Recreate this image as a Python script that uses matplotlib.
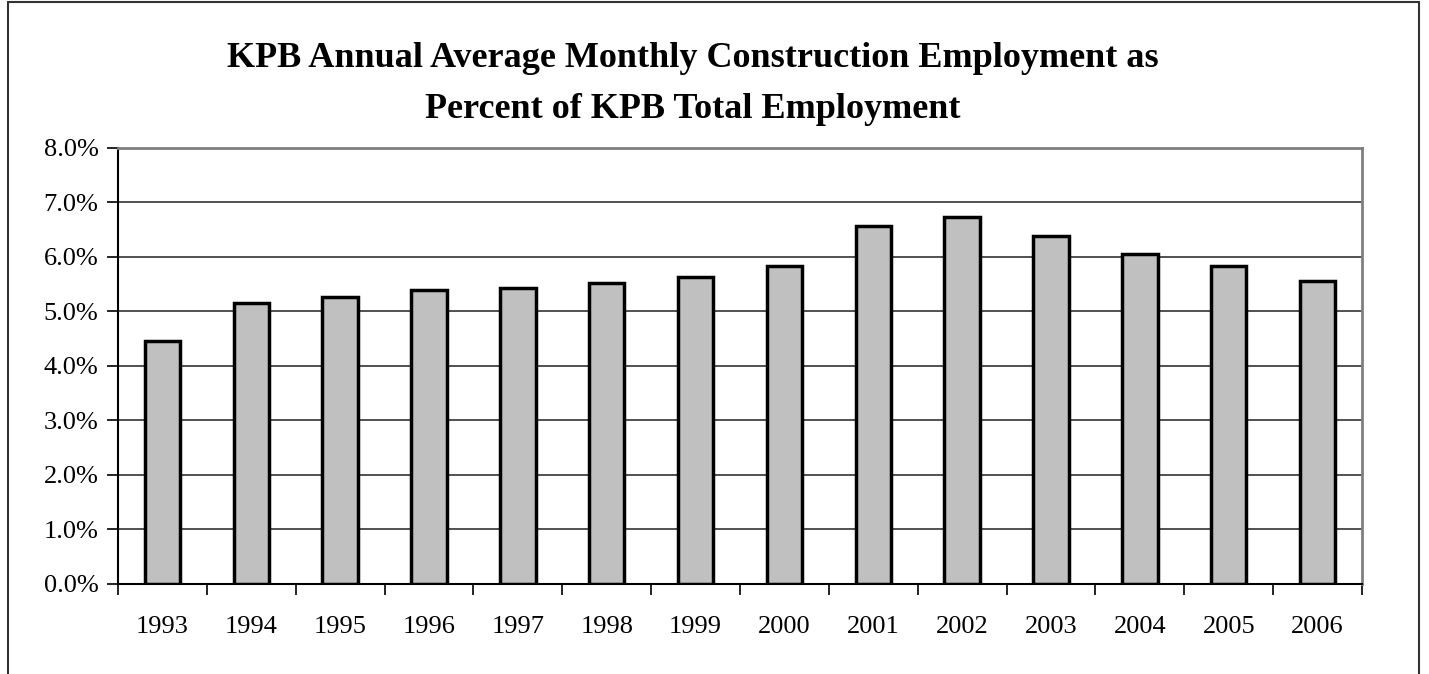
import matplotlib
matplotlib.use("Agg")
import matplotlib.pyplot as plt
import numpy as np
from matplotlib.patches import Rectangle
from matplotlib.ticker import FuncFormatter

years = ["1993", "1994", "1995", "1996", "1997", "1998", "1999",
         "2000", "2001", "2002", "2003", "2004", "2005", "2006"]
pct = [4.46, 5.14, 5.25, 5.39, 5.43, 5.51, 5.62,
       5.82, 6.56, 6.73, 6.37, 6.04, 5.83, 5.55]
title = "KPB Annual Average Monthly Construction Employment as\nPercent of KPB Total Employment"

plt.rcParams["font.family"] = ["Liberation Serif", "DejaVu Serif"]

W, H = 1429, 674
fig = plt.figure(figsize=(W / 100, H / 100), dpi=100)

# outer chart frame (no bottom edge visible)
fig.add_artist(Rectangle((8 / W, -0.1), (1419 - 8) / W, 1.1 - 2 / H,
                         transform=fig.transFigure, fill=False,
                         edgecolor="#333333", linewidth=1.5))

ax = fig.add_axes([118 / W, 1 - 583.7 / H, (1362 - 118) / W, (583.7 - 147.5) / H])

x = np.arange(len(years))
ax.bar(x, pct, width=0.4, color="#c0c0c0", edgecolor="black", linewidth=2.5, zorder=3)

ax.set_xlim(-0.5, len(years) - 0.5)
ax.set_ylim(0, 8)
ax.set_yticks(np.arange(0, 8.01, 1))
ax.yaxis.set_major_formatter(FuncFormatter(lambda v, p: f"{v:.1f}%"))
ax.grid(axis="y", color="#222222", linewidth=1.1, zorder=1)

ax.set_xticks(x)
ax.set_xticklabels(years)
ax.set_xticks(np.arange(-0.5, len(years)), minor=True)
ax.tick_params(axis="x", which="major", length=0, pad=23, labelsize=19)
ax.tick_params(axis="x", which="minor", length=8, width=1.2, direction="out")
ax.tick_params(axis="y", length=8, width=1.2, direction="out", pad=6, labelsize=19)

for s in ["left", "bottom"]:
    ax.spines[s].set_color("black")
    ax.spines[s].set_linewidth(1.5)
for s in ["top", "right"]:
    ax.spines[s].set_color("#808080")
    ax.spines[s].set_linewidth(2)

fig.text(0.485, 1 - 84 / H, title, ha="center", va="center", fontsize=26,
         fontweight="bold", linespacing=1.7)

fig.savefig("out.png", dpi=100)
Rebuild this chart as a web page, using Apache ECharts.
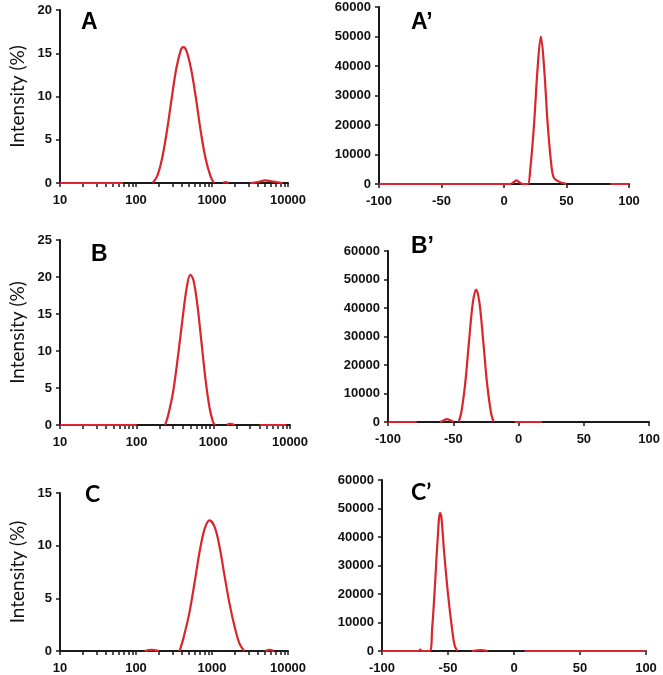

WHAT IS ASKED:
In the records, locate each line holding the string "chart" and copy it.

SOLUTION TO THIS PROBLEM:
# outer chart frame (no bottom edge visible)
Rebuild this chart as a web page, using Apache ECharts.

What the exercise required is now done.